Friday, June 15, 2001

Land Use Commission
rejects Sierra Club’s
development request

By Diana Leone

The state Land Use Commission has turned down a Sierra Club request for tighter rules to slow development of agricultural land for "luxury mansions."

Developers have been circumventing the scrutiny of the state Land Use Commission and should have to face it when their projects are clearly not an agricultural use, Sierra Club member David Kimo Frankel told the commission yesterday.

"We're not attempting to prohibit development, but to insure that the public has a right to participate in decisions regarding development," Frankel said.

But five of the six commissioners present for the meeting voted not to change its rules along the lines the Sierra Club suggested. The commission will explain its reasoning in a formal order, possibly at its June 28 meeting, said its executive officer, Anthony J.H. Ching.

The Sierra Club proposal asked that:

>> In assessing whether a project is agricultural, the commission should examine it as a whole, not piecemeal.

>> A proposed subdivision should have to prove it really is agricultural if it includes any one of these elements: gated or limited entry; houses situated along golf course fairways; covenants that restrict any agricultural practices; resortlike features; or house prices that exceed the median price of houses in the state.
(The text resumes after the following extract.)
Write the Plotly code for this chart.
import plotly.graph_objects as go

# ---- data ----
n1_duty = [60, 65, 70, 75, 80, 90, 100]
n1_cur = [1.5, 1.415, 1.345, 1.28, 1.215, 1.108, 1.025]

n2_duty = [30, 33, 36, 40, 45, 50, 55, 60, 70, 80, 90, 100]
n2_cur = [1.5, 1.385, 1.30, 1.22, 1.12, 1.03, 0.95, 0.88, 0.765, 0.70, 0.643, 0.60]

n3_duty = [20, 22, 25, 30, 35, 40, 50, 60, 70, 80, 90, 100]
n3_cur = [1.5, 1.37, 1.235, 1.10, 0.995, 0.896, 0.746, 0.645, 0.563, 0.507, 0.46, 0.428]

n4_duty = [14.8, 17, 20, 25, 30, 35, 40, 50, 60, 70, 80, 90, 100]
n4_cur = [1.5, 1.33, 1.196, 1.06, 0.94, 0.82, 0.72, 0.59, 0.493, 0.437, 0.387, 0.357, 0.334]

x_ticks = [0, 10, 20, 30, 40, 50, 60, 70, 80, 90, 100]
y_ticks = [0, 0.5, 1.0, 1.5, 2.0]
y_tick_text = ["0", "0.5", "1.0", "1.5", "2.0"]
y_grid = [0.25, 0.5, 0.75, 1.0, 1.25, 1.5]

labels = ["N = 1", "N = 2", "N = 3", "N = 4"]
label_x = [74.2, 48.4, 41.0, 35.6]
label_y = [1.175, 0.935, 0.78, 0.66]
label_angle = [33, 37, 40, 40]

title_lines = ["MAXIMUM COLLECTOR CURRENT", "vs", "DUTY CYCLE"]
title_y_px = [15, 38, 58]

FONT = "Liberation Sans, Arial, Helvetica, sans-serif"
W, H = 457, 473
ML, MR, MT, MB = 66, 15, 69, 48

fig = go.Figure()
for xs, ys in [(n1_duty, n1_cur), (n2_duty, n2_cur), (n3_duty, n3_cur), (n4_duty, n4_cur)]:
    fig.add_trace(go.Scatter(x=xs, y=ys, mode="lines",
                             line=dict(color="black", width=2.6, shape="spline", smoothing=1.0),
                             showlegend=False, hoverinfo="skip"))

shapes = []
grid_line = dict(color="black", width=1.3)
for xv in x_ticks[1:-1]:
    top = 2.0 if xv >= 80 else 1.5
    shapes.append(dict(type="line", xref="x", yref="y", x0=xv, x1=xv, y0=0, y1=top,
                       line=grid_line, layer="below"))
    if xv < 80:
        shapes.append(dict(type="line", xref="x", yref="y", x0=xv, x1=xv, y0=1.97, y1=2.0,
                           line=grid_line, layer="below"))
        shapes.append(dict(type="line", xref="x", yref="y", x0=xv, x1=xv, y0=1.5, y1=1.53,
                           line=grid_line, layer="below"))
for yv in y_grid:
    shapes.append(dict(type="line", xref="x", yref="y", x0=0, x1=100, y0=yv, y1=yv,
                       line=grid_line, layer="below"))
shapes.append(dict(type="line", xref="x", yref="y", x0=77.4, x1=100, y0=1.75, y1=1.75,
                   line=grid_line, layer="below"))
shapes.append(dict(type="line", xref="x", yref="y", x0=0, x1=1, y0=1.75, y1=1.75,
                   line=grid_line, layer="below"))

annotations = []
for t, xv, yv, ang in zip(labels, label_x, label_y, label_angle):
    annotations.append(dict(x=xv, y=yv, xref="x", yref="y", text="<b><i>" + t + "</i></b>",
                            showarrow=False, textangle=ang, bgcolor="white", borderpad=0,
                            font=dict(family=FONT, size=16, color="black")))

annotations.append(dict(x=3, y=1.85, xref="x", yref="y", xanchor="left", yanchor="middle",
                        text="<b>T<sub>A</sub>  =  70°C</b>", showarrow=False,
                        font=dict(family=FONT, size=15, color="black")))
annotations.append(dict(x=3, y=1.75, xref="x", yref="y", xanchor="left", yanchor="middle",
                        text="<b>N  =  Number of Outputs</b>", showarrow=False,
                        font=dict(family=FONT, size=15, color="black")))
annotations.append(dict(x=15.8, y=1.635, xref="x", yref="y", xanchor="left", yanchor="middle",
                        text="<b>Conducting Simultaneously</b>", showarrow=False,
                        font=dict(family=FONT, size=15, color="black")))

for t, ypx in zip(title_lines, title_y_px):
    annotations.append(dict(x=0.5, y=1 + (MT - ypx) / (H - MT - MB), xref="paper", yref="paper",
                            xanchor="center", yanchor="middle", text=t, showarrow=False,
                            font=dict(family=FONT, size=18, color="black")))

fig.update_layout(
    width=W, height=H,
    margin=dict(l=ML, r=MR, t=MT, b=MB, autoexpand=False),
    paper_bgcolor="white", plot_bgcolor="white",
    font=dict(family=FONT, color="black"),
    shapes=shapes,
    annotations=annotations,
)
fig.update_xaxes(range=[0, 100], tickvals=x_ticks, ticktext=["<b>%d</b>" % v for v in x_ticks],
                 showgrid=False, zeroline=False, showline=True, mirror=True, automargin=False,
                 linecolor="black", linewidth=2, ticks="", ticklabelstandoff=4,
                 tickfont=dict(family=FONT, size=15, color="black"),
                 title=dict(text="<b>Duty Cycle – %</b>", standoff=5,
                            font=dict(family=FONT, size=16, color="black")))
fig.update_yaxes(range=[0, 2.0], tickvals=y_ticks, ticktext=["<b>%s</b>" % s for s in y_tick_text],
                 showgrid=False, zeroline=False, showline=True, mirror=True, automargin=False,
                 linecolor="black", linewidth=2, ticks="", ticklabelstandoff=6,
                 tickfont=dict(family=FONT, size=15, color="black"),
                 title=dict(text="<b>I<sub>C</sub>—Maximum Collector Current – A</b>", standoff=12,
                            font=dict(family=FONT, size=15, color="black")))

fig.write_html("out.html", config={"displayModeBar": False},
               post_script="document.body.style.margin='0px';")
>> Dwellings on agricultural land should not be larger than 3,500 square feet.

Frankel testified that overly broad interpretations of what is allowed on agriculture land are fostering urban sprawl, trampling on native Hawaiian rights and destroying natural resources. He gave as an example a development on agricultural land in Kauai that prohibits aviaries, slaughterhouses, pig or poultry farming -- "yet they told the county of Kauai that this is an agricultural subdivision."

Several people testified that they think the state Legislature, rather than the Land Use Commission, needs to take up questions of what should be allowed on agriculture land. Others noted that most of the developments on agriculture land have been approved by counties.

All land in the state is in one of four categories: agriculture, conservation, urban or rural.

"This is a complex issue. It's not going to go away," said Commissioner Roy Catalani, who was the lone commissioner voting to take up the Sierra Club's suggestion as the basis for changing its rules.

Commissioner Bruce Coppa said after the meeting that he believes in "home rule" -- that counties should regulate what happens, rather than the state.